We too need food to strengthen us for the journey of our own lives. The world cannot offer us this food. It is a spiritual desert filled with mirage after mirage in the shapes of oases and food, but with nothing into which we can truly sink our teeth, nothing that can give us life or strength.
We need the bread from heaven spiritually every bit as much as the ancient Israelites needed the manna to sate their physical hunger. Jesus himself spoke of his Paschal mystery as an "exodus that he was going to accomplish in Jerusalem" (see Luke 9:31). If we are to take up our own crosses and follow him on this exodus we too will need this bread that Jesus promised.
The manna sustained the Israelites for forty years in the desert, precisely until they crossed into the promised land. The bread from the angel gave Elijah the strength for his own forty day journey on foot to the mountain of God, Horeb.
The Jews murmured about Jesus because he said,
“I am the bread that came down from heaven, ”
The Jews were of course familiar with these stories of miraculous bread from the Scriptures. What they couldn't accept right away, even having seen the multiplication of the loaves, was that Jesus somehow had a centrality that was pointed toward by the past occurrences, and by which alone they could be fully understand.
Then how can he say,
‘I have come down from heaven’?”
It seemed that the crowd was ready to receive bread from Jesus, saying, "Sir, give us this bread always" (see John 6:34), but not ready to accept that Jesus himself was this bread. What would it mean for him to have come down from heaven? It would be something greater than merely inviting or being open to the Father sending bread through his mediation, but in what way? What would it mean that he himself, by his own flesh, would give life to the world? And what, exactly, would it mean to eat bread of this kind?
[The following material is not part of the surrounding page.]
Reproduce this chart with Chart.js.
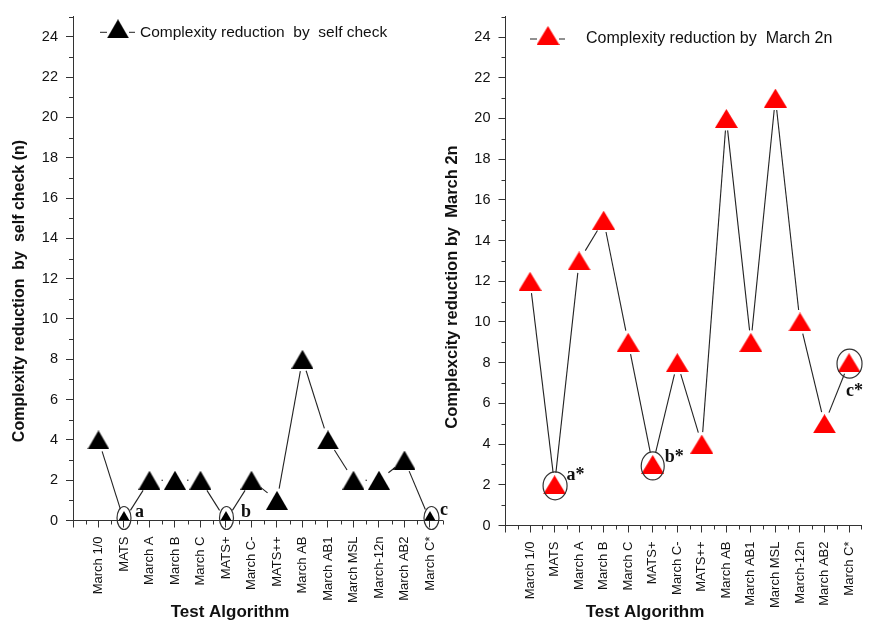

No one can come to me unless the Father who sent me draw him,
and I will raise him on the last day.
It is written in the prophets:
They shall all be taught by God.
In order to receive the true bread from heaven they would have to allow themselves to be moved beyond appearances, drawn by the Father to faith in the Son. According to appearance Jesus might seem to be just one man among many, with a father and a mother, just like everyone else. But that appearance concealed a deeper truth. So too the Eucharist might appear to be mere bread, but that conceals a much deeper truth. It is a truth inaccessible to the senses, unattainable by reason, only available to those willing to be taught by God and drawn by the Father into faith.
Everyone who listens to my Father and learns from him comes to me.
If we don't immediately recognize that Jesus is the Son of the Father, or that the Eucharist is his flesh and blood, Jesus himself is the one through whom the Father desires to reveal that truth to us. It is not as though we should go off and wait for our own revelation, specially for us, apart from the revelation of Jesus. Even though we may not understand his words immediately, it is precisely through Jesus and his words that the Father draws us into the mystery. Understanding will come, but faith must come first. It can be, as for Anselm "faith seeking understanding". But what it cannot and can never be is faith demanding understanding.
Faith for all defects supplying,Where the feeble senses fail.- St Thomas Aquinas, Tantum Ergo
Jesus himself is the bread from heaven because he alone came from heaven to reveal the Father to us. He alone, by his cross and resurrection, has become the source of true and eternal life for us. The way he gives us this life is amazingly abundantly available to those who are childlike enough to take him at his word. It is here in the Eucharist that he scatters the proud in their conceit and lifts up the lowly. It is here that he himself does not simply pass life onto us from source external to himself, but rather is himself the very life we receive.
Do we take this promise of Jesus seriously? Are we really open enough to taste and see just how good he is? If so, we too will be transformed by what he gives us. We will become more and more what we receive.
So be imitators of God, as beloved children, and live in love,
as Christ loved us and handed himself over for us
as a sacrificial offering to God for a fragrant aroma.